Northern Ireland anti-abortion group considers judicial review after court threat against medics lifted
An anti-abortion group may launch a judicial review after it emerged that medical staff won't be prosecuted for referring women from Northern Ireland to NHS hospitals in Great Britain for free abortions.
Precious Life director Bernadette Smyth was responding to comments made by Barra McGrory QC, the Director of Public Prosecutions (DPP), after he stated that he can see no risk of prosecution for NHS employees in Northern Ireland who refer women to hospitals and clinics in the rest of the UK for a termination.

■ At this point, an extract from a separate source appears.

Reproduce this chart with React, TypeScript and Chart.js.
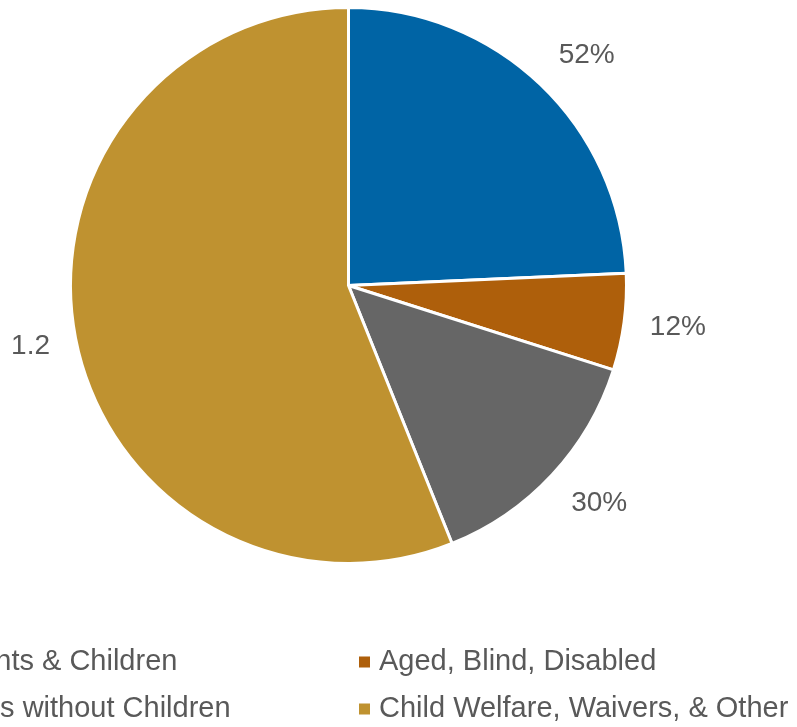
import React, { useEffect, useRef } from "react";
import { Chart, registerables } from "chart.js";

Chart.register(...registerables);

const categories = [
  "Parents & Children",
  "Aged, Blind, Disabled",
  "Adults without Children",
  "Child Welfare, Waivers, & Other",
];
const values = [0.52, 0.12, 0.3, 1.2];
const valueLabels = ["52%", "12%", "30%", "1.2"];
const colors = ["#0064A5", "#AE5F0B", "#666666", "#BF9230"];
// legend order: column-major (left column, then right column)
const legendOrder = [0, 2, 1, 3];

const FONT = "'Liberation Sans', Arial, sans-serif";
const TEXT = "#595959";

const clamp = (v: number) => Math.max(-1, Math.min(1, v));

const labelPlugin = {
  id: "outsideLabels",
  afterDatasetsDraw(chart: any) {
    const ctx = chart.ctx;
    const meta = chart.getDatasetMeta(0);
    ctx.save();
    ctx.font = `28px ${FONT}`;
    ctx.fillStyle = TEXT;
    ctx.textAlign = "center";
    ctx.textBaseline = "middle";
    meta.data.forEach((arc: any, i: number) => {
      const { x, y, startAngle, endAngle, outerRadius } = arc.getProps(
        ["x", "y", "startAngle", "endAngle", "outerRadius"],
        true
      );
      const mid = (startAngle + endAngle) / 2;
      const txt = valueLabels[i];
      const w = ctx.measureText(txt).width;
      const h = 22;
      const c = Math.cos(mid);
      const s = Math.sin(mid);
      const d = outerRadius + 26;
      const ax = x + c * d;
      const ay = y + s * d;
      const lx = ax + (w / 2) * clamp(c * 1.5);
      const ly = ay + (h / 2) * clamp(s * 1.5);
      ctx.fillText(txt, lx, ly);
    });
    ctx.restore();
  },
};

const legendPlugin = {
  id: "columnLegend",
  afterDraw(chart: any) {
    const ctx = chart.ctx;
    ctx.save();
    ctx.font = `29px ${FONT}`;
    ctx.textBaseline = "middle";
    ctx.textAlign = "left";
    const colX = [-86, 359];
    const rowY = [662, 709];
    legendOrder.forEach((idx, k) => {
      const col = Math.floor(k / 2);
      const row = k % 2;
      const mx = colX[col];
      const my = rowY[row];
      ctx.fillStyle = colors[idx];
      ctx.fillRect(mx, my - 5.5, 11, 11);
      ctx.fillStyle = TEXT;
      ctx.fillText(categories[idx], mx + 20, my);
    });
    ctx.restore();
  },
};

export default function App() {
  const ref = useRef<HTMLCanvasElement>(null);
  useEffect(() => {
    if (!ref.current) return;
    const chart = new Chart(ref.current, {
      type: "pie",
      data: {
        labels: categories,
        datasets: [
          {
            data: values,
            backgroundColor: colors,
            borderColor: "#ffffff",
            borderWidth: 3,
          },
        ],
      },
      options: {
        responsive: false,
        animation: false,
        layout: { padding: { left: 69, top: 6, right: 169, bottom: 162 } },
        plugins: {
          legend: { display: false },
          tooltip: { enabled: false },
        },
      },
      plugins: [labelPlugin, legendPlugin],
    });
    return () => chart.destroy();
  }, []);
  return (
    <div
      style={{
        position: "fixed",
        left: 0,
        top: 0,
        width: 797,
        height: 727,
        background: "#ffffff",
        overflow: "hidden",
      }}
    >
      <canvas ref={ref} width={797} height={727} />
    </div>
  );
}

The DPP's letter was in response to Amnesty International's request for clarity over guidance issued in 2016 by the Department of Health to medical staff here on the termination of pregnancies.
An abortion can only be carried out in Northern Ireland if a woman's life is at risk or there is a "real and serious adverse effect on her physical or mental health" which is long-term or permanent.
The Conservative government announced back in June that it would fund abortions for women from Northern Ireland in hospitals and clinics in Great Britain.
"It's not illegal to give advice, but existing law needs to be challenged to see if it would be legal to make a pathway for women to travel to the rest of the UK to seek something that is illegal here," Ms Smyth said.
"There is a grey area around what constitutes procurement of abortions, but for the NHS in Northern Ireland to be involved through a referral system doesn't make sense.
"The law around procuring abortions in Northern Ireland is very clear - it is illegal and I can't understand how the Director of the PPS could say that it is legal to promote something that's illegal.
"This could put our medical professionals into deep waters. Would this put pressure on a GP's practice or a consultant in any of our health trusts, where a woman would go and ask, 'Could you set this up for me?'
"There are a lot of fears - healthcare professionals here could be put under major pressure over referrals."
The Abortion Rights Campaign (ARC) has welcomed Mr McGrory's comments, but said the province's abortion laws "still reduce Northern Ireland women to second class status in the UK".
ARC spokesperson Clare Lanigan said: "This announcement is an improvement of the situation for the hundreds of women and pregnant people forced to travel from Northern Ireland every year to access healthcare."